Yeah, that's a very low sampling rate. The frame64 length is 1440 samples, so at 500 Hz that's almost 3 seconds per packet, if I understand correctly. The algorithm for carrier recovery assumes a constant frequency offset over the duration of the packet. I'm guessing that if the frequency is non-linear (e.g. it is drifting due to the oscillator's PLL bandwidth) then it might not be able to recover the payload. At a sample rate of 1000 Hz the oscillator is probably not drifting as much over the shorter packet duration.

jgaeddert commented 3 years ago

Any more luck with this?

righthalfplane commented 3 years ago

Actually, I think that I just found a bug in msresamp_crcf_execute that may play into this.

I used msresamp_crcf_execute to cut the sample rate in half.
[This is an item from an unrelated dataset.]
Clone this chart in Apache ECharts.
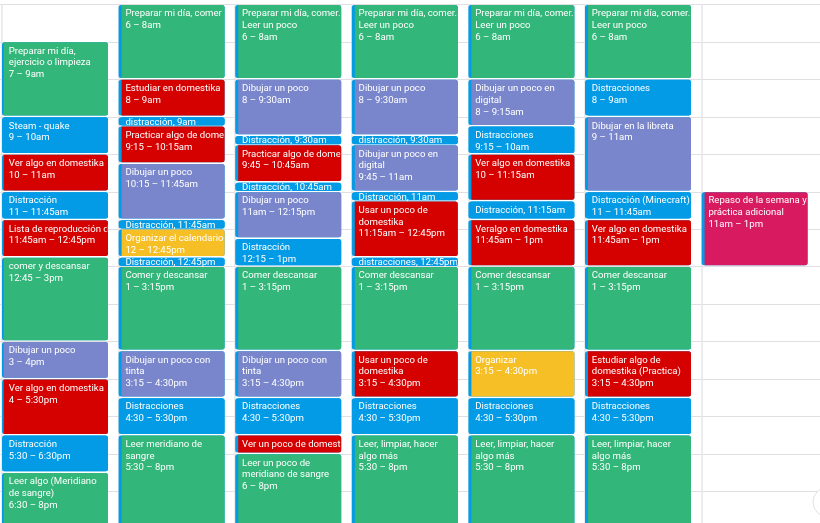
<!DOCTYPE html>
<html>
<head>
<meta charset="utf-8">
<style>html,body{margin:0;padding:0;background:#fff}#c{width:820px;height:523px}</style>
<script src="https://cdn.jsdelivr.net/npm/echarts@6/dist/echarts.min.js"></script>
</head>
<body>
<div id="c"></div>
<script>
const days = [
 0,0,0,0,0,0,0,0,0,0,
 1,1,1,1,1,1,1,1,1,1,1,1,
 2,2,2,2,2,2,2,2,2,2,2,2,
 3,3,3,3,3,3,3,3,3,3,3,
 4,4,4,4,4,4,4,4,4,4,
 5,5,5,5,5,5,5,5,5,
 6
];
const starts = [
 7,9,10,11,11.75,12.75,15,16,17.5,18.5,
 6,8,9,9.25,10.25,11.75,12,12.75,13,15.25,16.5,17.5,
 6,8,9.5,9.75,10.75,11,12.25,13,15.25,16.5,17.5,18,
 6,8,9.5,9.75,11,11.25,12.75,13,15.25,16.5,17.5,
 6,8,9.25,10,11.25,11.75,13,15.25,16.5,17.5,
 6,8,9,11,11.75,13,15.25,16.5,17.5,
 11
];
const ends = [
 9,10,11,11.75,12.75,15,16,17.5,18.5,20,
 8,9,9.25,10.25,11.75,12,12.75,13,15.25,16.5,17.5,20,
 8,9.5,9.75,10.75,11,12.25,13,15.25,16.5,17.5,18,20,
 8,9.5,9.75,11,11.25,12.75,13,15.25,16.5,17.5,20,
 8,9.25,10,11.25,11.75,13,15.25,16.5,17.5,20,
 8,9,11,11.75,13,15.25,16.5,17.5,20,
 13
];
const titles = [
 "Preparar mi día,\nejercicio o limpieza","Steam - quake","Ver algo en domestika","Distracción","Lista de reproducción de domestika","comer y descansar","Dibujar un poco","Ver algo en domestika","Distracción","Leer algo (Meridiano\nde sangre)",
 "Preparar mi día, comer","Estudiar en domestika","distracción, 9am","Practicar algo de domestika","Dibujar un poco","Distracción, 11:45am","Organizar el calendario","Distracción, 12:45pm","Comer y descansar","Dibujar un poco con\ntinta","Distracciones","Leer meridiano de\nsangre",
 "Preparar mi día, comer.\nLeer un poco","Dibujar un poco","Distracción, 9:30am","Practicar algo de domestika","Distracción, 10:45am","Dibujar un poco","Distracción","Comer descansar","Dibujar un poco con\ntinta","Distracciones","Ver un poco de domestika","Leer un poco de\nmeridiano de sangre",
 "Preparar mi día, comer.\nLeer un poco","Dibujar un poco","distracción, 9:30am","Dibujar un poco en\ndigital","Distracción, 11am","Usar un poco de\ndomestika","distracciones, 12:45pm","Comer descansar","Usar un poco de\ndomestika","Distracciones","Leer, limpiar, hacer\nalgo más",
 "Preparar mi día, comer.\nLeer un poco","Dibujar un poco en\ndigital","Distracciones","Ver algo en domestika","Distracción, 11:15am","Veralgo en domestika","Comer descansar","Organizar","Distracciones","Leer, limpiar, hacer\nalgo más",
 "Preparar mi día, comer.\nLeer un poco","Distracciones","Dibujar en la libreta","Distracción (Minecraft)","Ver algo en domestika","Comer descansar","Estudiar algo de\ndomestika (Practica)","Distracciones","Leer, limpiar, hacer\nalgo más",
 "Repaso de la semana y\npráctica adicional"
];
const times = [
 "7 – 9am","9 – 10am","10 – 11am","11 – 11:45am","11:45am – 12:45pm","12:45 – 3pm","3 – 4pm","4 – 5:30pm","5:30 – 6:30pm","6:30 – 8pm",
 "6 – 8am","8 – 9am","","9:15 – 10:15am","10:15 – 11:45am","","12 – 12:45pm","","1 – 3:15pm","3:15 – 4:30pm","4:30 – 5:30pm","5:30 – 8pm",
 "6 – 8am","8 – 9:30am","","9:45 – 10:45am","","11am – 12:15pm","12:15 – 1pm","1 – 3:15pm","3:15 – 4:30pm","4:30 – 5:30pm","","6 – 8pm",
 "6 – 8am","8 – 9:30am","","9:45 – 11am","","11:15am – 12:45pm","","1 – 3:15pm","3:15 – 4:30pm","4:30 – 5:30pm","5:30 – 8pm",
 "6 – 8am","8 – 9:15am","9:15 – 10am","10 – 11:15am","","11:45am – 1pm","1 – 3:15pm","3:15 – 4:30pm","4:30 – 5:30pm","5:30 – 8pm",
 "6 – 8am","8 – 9am","9 – 11am","11 – 11:45am","11:45am – 1pm","1 – 3:15pm","3:15 – 4:30pm","4:30 – 5:30pm","5:30 – 8pm",
 "11am – 1pm"
];
const kinds = [
 "g","b","r","b","r","g","p","r","b","g",
 "g","r","b","r","p","b","y","b","g","p","b","g",
 "g","p","b","r","b","p","b","g","p","b","r","g",
 "g","p","b","p","b","r","b","g","r","b","g",
 "g","p","b","r","b","r","g","y","b","g",
 "g","b","p","b","r","g","r","b","g",
 "m"
];
const palette = {g:"#33B679",b:"#039BE5",r:"#D50000",p:"#7986CB",y:"#F6BF26",m:"#D81B60"};
const STRIPE = "#039BE5";
const eventRows = days.map((d,i)=>[d,starts[i],ends[i],i]);

const hidden = {axisLine:{show:false},axisTick:{show:false},axisLabel:{show:false}};
const chart = echarts.init(document.getElementById('c'),null,{renderer:'canvas'});
chart.setOption({
  animation:false,
  backgroundColor:'#fff',
  grid:[
    {left:2,top:4.5,width:816.2,height:524.3,outerBoundsMode:'none'},
    {left:0,top:4.5,width:820,height:524.3,outerBoundsMode:'none'}
  ],
  xAxis:[
    {type:'value',gridIndex:0,min:0,max:7,interval:1,...hidden,
      splitLine:{show:true,showMaxLine:false,lineStyle:{color:'#e6e6e9',width:1.5}}},
    {type:'value',gridIndex:1,min:0,max:7,interval:1,...hidden,splitLine:{show:false}}
  ],
  yAxis:[
    {type:'value',gridIndex:0,inverse:true,min:6,max:20,interval:1,...hidden,splitLine:{show:false}},
    {type:'value',gridIndex:1,inverse:true,min:6,max:20,interval:1,...hidden,
      splitLine:{show:true,showMaxLine:false,lineStyle:{color:'#e0e0e4',width:1}}}
  ],
  graphic:[{type:'circle',z:100,shape:{cx:828,cy:502,r:15},style:{fill:'#fff',stroke:'#e2e2e2',lineWidth:1}}],
  series:[{
    type:'custom',
    xAxisIndex:0,
    yAxisIndex:0,
    clip:false,
    data:eventRows,
    encode:{x:0,y:[1,2]},
    renderItem(params,api){
      const i=api.value(3);
      const p0=api.coord([api.value(0),api.value(1)]);
      const p1=api.coord([api.value(0),api.value(2)]);
      const x=p0[0], y=p0[1]+0.4, w=106, h=Math.max(p1[1]-p0[1]-1.7,8.2);
      const sw = api.value(0)===0 ? 1.7 : 3;
      const short = !times[i];
      const label = short ? titles[i] : titles[i]+"\n"+times[i];
      const compact = h<20;
      return {type:'group',children:[
        {type:'rect',shape:{x,y,width:w,height:h,r:2.5},style:{fill:STRIPE}},
        {type:'rect',shape:{x:x+sw,y,width:w-sw,height:h,r:[0,2.5,2.5,0]},style:{fill:palette[kinds[i]]}},
        {type:'text',z2:10,x:x+6.8,y:compact?y+h/2+0.9:y+3,
          clipPath:{type:'rect',shape:{x:-3.8,y:-30,width:w-3.8,height:90+h}},
          style:{text:label,fill:'#fff',fontFamily:'Roboto',fontSize:9.6,lineHeight:11.8,
            verticalAlign:compact?'middle':'top',align:'left'}}
      ]};
    }
  }]
});
</script>
</body>
</html>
I wanted to double the distance between the lines in the waterfall. The bottom is the original image. The top is the down sampled image. If you look at the top image and compare it to the bottom image everything below 7.060 MHZ looks pretty good. If you look just above 7.060 MHZ in the origin image there are very few lines, but the top image shows quite a few lines. Those extra lines correspond to the region in the original image just below where the top image ends. It seems to be mapping the wrong region to the region above 7.060 MHZ.

This would like cause problems for the framesync64_example.

Screen Shot 2021-07-15 at 10 50 17 AM writeIQfile.c.zip

righthalfplane commented 3 years ago

Where are the two plotted to the same scale. They are in almost perfect agreement until 7.010 Mhz.

I shifted the center frequency to make things easier to see.

Screen Shot 2021-07-16 at 10 12 18 AM

jgaeddert commented 3 years ago

Is this the exact same input just one with and the other without the msresamp? I'm honestly having a hard time determining what the problem is.